Could one of the "paintless" dent removal places fix those minor bumps and still let you retain the original paint? I understand that they are pretty good at getting hail and door dings out without disturbing the paint.
Larry (Akron)
Good question, and one I have been pondering myself.
I have a 66 Coronet cop car with 39,000 on the odo. In every respect, the car looks like a one-year-old car except one, the granny that drove it last managed to put a ding or small dent in every panel except the roof. Nothing bad, nothing crunchy. The original paint is still bright and shiney. So what do you do ? Leave it as an unmolested survivor or fix the dings and bury that original paint ?

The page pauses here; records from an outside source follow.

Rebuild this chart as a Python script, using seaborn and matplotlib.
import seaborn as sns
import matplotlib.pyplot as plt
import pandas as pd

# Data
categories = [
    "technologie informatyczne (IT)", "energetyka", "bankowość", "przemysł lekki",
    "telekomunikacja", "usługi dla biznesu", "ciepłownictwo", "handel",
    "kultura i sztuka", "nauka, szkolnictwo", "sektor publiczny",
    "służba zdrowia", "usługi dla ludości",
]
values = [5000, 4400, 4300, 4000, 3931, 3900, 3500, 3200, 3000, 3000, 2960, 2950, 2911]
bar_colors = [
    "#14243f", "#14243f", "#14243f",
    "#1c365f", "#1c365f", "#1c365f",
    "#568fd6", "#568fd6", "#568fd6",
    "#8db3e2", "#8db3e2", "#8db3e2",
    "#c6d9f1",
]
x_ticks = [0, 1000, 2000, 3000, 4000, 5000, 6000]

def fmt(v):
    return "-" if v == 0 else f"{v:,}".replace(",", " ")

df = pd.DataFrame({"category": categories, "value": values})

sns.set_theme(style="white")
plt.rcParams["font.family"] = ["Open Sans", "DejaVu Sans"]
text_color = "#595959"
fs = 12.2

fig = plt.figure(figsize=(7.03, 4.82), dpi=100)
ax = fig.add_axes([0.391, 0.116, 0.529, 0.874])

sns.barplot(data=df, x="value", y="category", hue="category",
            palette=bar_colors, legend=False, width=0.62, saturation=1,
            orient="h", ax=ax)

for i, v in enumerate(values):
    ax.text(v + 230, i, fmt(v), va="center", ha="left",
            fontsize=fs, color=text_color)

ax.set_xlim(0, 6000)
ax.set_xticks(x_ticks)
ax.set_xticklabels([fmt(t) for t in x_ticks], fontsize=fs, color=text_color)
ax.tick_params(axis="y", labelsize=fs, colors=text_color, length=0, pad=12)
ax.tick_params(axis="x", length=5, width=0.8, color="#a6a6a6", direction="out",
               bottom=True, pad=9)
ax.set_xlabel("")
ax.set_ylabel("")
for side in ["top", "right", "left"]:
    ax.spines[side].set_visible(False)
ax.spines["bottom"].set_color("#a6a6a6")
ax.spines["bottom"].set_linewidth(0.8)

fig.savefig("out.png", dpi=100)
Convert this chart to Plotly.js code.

My opinion is to fix a car as "needed". Leave the rest as is. My 56 Dodge NEEDS the tank pulled and the fuel system rebuilt. It NEEDS an interior restoration - it is in rags. Lesser "needs" are some floor rust repair and chrome work. I consider correct size bias whitewalls to be mandatory equipment and this will be the first thing I do to the car. In my eyes, finned cars riding on the lower profile radials look like "sub-prime" all the way. It is just something I refuse to compromize on. I may repaint the car at some point, but the paint has been redone before, so nothing original lost there.
But this old cop car has me stumped. I guess I am in no hurry, so I can think about it for a while yet.